In the same way that Richard Dawkins has become a high priest for those who reject priests, passive investors can state their case with missionary zeal. The 'cult of the tracker' has as much blind faith at its heart as the cult of the deified fund manager.

Mavericks

And then we come to the mavericks. They aren't taken in by sermons from either side. They follow their own, private credo of stockpicking. They may, quietly, keep a small shrine to Buffet, or Graham, or Dodd in their office; but they follow no man and have no holy book. Their only faith is in themselves and their own destiny. They answer to no shareholders, and have only their own money at stake.

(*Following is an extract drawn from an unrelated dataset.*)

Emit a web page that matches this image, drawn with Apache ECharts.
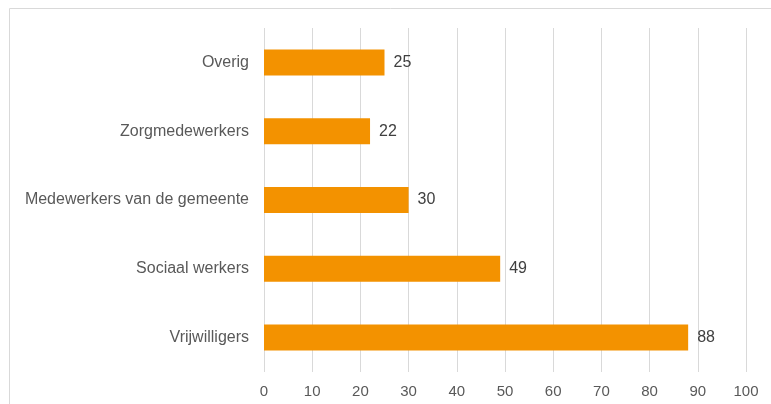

Perhaps active investing, whether through a highly paid pseudo-guru or as a solo effort, is a waste of time and money. Perhaps.

But the drive to be exceptional is not. Who wants a world where people bow down, not to skill, guts and genius, but to maths, logic and defeatism? Who wants to meekly accept life's median return? It is striving for the unlikely that makes men into gods. Many of the great human achievements have been dragged to life by those who said "it probably won't work, but let's do it anyway".

Who is Right?

So I leave theology to the experts: Active and Passive will wage their sectarian battle for as long as there are markets to trade. There will probably never be an outright winner. But away from the carnage, verbiage and sheer garbage of the investment business a quiet breed of investor will continue to thrive.

They are skeptical enough to reject all of the cults, but faithful enough to believe in the possibility of personal triumph through skill and endeavour.

Dear Fool, the markets belong to you.